● Aim of the exercise:
Only the pictures are omitted; repeat all other data exactly.

● Recorded information:
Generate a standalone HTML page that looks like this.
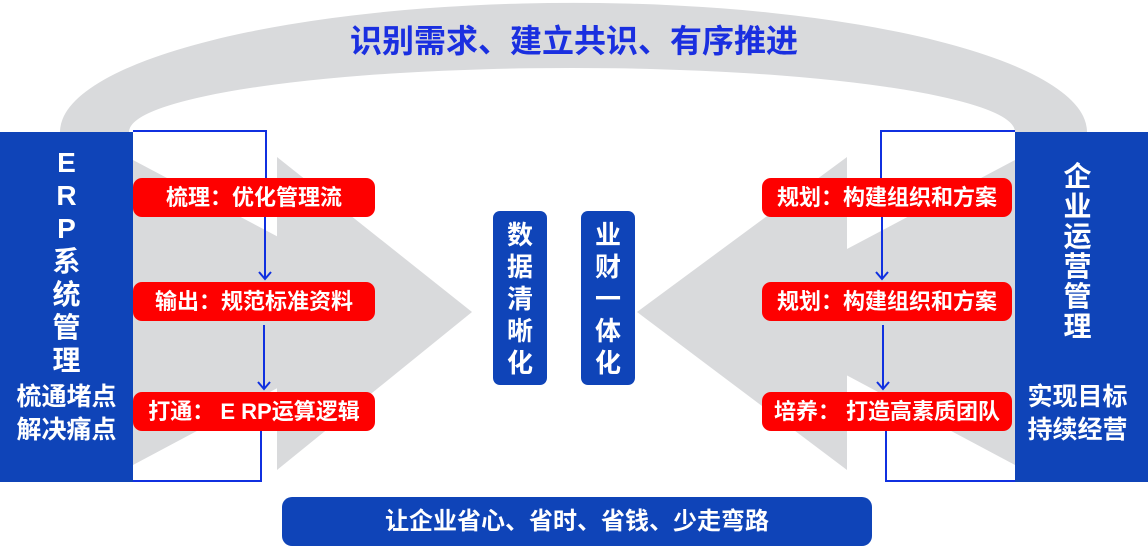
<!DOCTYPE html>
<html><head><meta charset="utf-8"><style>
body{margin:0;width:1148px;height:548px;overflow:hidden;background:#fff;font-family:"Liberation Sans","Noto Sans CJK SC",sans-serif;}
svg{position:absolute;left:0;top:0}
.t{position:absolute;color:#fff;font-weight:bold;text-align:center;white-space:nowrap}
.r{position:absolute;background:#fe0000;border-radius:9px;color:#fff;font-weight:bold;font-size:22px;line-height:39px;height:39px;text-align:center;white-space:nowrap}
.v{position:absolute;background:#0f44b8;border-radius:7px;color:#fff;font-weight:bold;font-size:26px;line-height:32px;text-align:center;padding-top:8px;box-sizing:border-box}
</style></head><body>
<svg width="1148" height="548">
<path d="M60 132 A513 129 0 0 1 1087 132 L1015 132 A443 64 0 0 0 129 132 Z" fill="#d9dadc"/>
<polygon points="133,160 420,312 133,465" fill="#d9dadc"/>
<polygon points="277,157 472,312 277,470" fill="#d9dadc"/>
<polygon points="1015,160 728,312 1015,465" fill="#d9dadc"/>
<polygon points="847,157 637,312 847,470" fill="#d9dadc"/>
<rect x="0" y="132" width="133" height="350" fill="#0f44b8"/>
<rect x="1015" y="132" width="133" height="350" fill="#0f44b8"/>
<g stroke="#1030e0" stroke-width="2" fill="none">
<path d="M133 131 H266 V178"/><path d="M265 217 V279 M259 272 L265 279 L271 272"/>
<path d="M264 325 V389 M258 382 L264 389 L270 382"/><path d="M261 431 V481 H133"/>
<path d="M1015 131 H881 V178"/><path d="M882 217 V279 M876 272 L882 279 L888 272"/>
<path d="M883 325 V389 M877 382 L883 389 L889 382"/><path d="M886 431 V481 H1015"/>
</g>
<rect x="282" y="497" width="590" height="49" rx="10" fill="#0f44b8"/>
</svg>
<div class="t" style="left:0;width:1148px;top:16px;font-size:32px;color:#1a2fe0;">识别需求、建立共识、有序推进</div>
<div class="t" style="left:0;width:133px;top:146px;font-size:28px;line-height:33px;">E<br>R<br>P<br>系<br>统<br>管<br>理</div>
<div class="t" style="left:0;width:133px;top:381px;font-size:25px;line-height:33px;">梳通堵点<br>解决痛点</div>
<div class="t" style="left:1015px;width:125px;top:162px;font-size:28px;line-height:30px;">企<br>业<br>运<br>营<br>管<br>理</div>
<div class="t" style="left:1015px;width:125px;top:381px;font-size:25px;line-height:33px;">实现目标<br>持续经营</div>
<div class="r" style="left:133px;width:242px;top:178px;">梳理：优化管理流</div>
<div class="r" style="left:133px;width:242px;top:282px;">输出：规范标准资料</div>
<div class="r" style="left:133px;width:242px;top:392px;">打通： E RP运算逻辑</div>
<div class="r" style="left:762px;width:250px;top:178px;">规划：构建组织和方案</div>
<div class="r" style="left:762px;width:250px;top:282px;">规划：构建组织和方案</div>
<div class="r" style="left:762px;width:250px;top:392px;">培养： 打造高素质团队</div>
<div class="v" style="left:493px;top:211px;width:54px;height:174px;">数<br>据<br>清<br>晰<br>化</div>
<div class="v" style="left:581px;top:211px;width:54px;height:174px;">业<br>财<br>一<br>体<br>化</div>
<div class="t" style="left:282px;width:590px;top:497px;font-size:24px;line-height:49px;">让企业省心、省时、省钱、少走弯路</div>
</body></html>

● Task answer:
Generate a standalone HTML page that looks like this.
<!DOCTYPE html>
<html><head><meta charset="utf-8"><style>
body{margin:0;width:1148px;height:548px;overflow:hidden;background:#fff;font-family:"Liberation Sans","Noto Sans CJK SC",sans-serif;}
svg{position:absolute;left:0;top:0}
.t{position:absolute;color:#fff;font-weight:bold;text-align:center;white-space:nowrap}
.r{position:absolute;background:#fe0000;border-radius:9px;color:#fff;font-weight:bold;font-size:22px;line-height:39px;height:39px;text-align:center;white-space:nowrap}
.v{position:absolute;background:#0f44b8;border-radius:7px;color:#fff;font-weight:bold;font-size:26px;line-height:32px;text-align:center;padding-top:8px;box-sizing:border-box}
</style></head><body>
<svg width="1148" height="548">
<path d="M60 132 A513 129 0 0 1 1087 132 L1015 132 A443 64 0 0 0 129 132 Z" fill="#d9dadc"/>
<polygon points="133,160 420,312 133,465" fill="#d9dadc"/>
<polygon points="277,157 472,312 277,470" fill="#d9dadc"/>
<polygon points="1015,160 728,312 1015,465" fill="#d9dadc"/>
<polygon points="847,157 637,312 847,470" fill="#d9dadc"/>
<rect x="0" y="132" width="133" height="350" fill="#0f44b8"/>
<rect x="1015" y="132" width="133" height="350" fill="#0f44b8"/>
<g stroke="#1030e0" stroke-width="2" fill="none">
<path d="M133 131 H266 V178"/><path d="M265 217 V279 M259 272 L265 279 L271 272"/>
<path d="M264 325 V389 M258 382 L264 389 L270 382"/><path d="M261 431 V481 H133"/>
<path d="M1015 131 H881 V178"/><path d="M882 217 V279 M876 272 L882 279 L888 272"/>
<path d="M883 325 V389 M877 382 L883 389 L889 382"/><path d="M886 431 V481 H1015"/>
</g>
<rect x="282" y="497" width="590" height="49" rx="10" fill="#0f44b8"/>
</svg>
<div class="t" style="left:0;width:1148px;top:16px;font-size:32px;color:#1a2fe0;">识别需求、建立共识、有序推进</div>
<div class="t" style="left:0;width:133px;top:146px;font-size:28px;line-height:33px;">E<br>R<br>P<br>系<br>统<br>管<br>理</div>
<div class="t" style="left:0;width:133px;top:381px;font-size:25px;line-height:33px;">梳通堵点<br>解决痛点</div>
<div class="t" style="left:1015px;width:125px;top:162px;font-size:28px;line-height:30px;">企<br>业<br>运<br>营<br>管<br>理</div>
<div class="t" style="left:1015px;width:125px;top:381px;font-size:25px;line-height:33px;">实现目标<br>持续经营</div>
<div class="r" style="left:133px;width:242px;top:178px;">梳理：优化管理流</div>
<div class="r" style="left:133px;width:242px;top:282px;">输出：规范标准资料</div>
<div class="r" style="left:133px;width:242px;top:392px;">打通： E RP运算逻辑</div>
<div class="r" style="left:762px;width:250px;top:178px;">规划：构建组织和方案</div>
<div class="r" style="left:762px;width:250px;top:282px;">规划：构建组织和方案</div>
<div class="r" style="left:762px;width:250px;top:392px;">培养： 打造高素质团队</div>
<div class="v" style="left:493px;top:211px;width:54px;height:174px;">数<br>据<br>清<br>晰<br>化</div>
<div class="v" style="left:581px;top:211px;width:54px;height:174px;">业<br>财<br>一<br>体<br>化</div>
<div class="t" style="left:282px;width:590px;top:497px;font-size:24px;line-height:49px;">让企业省心、省时、省钱、少走弯路</div>
</body></html>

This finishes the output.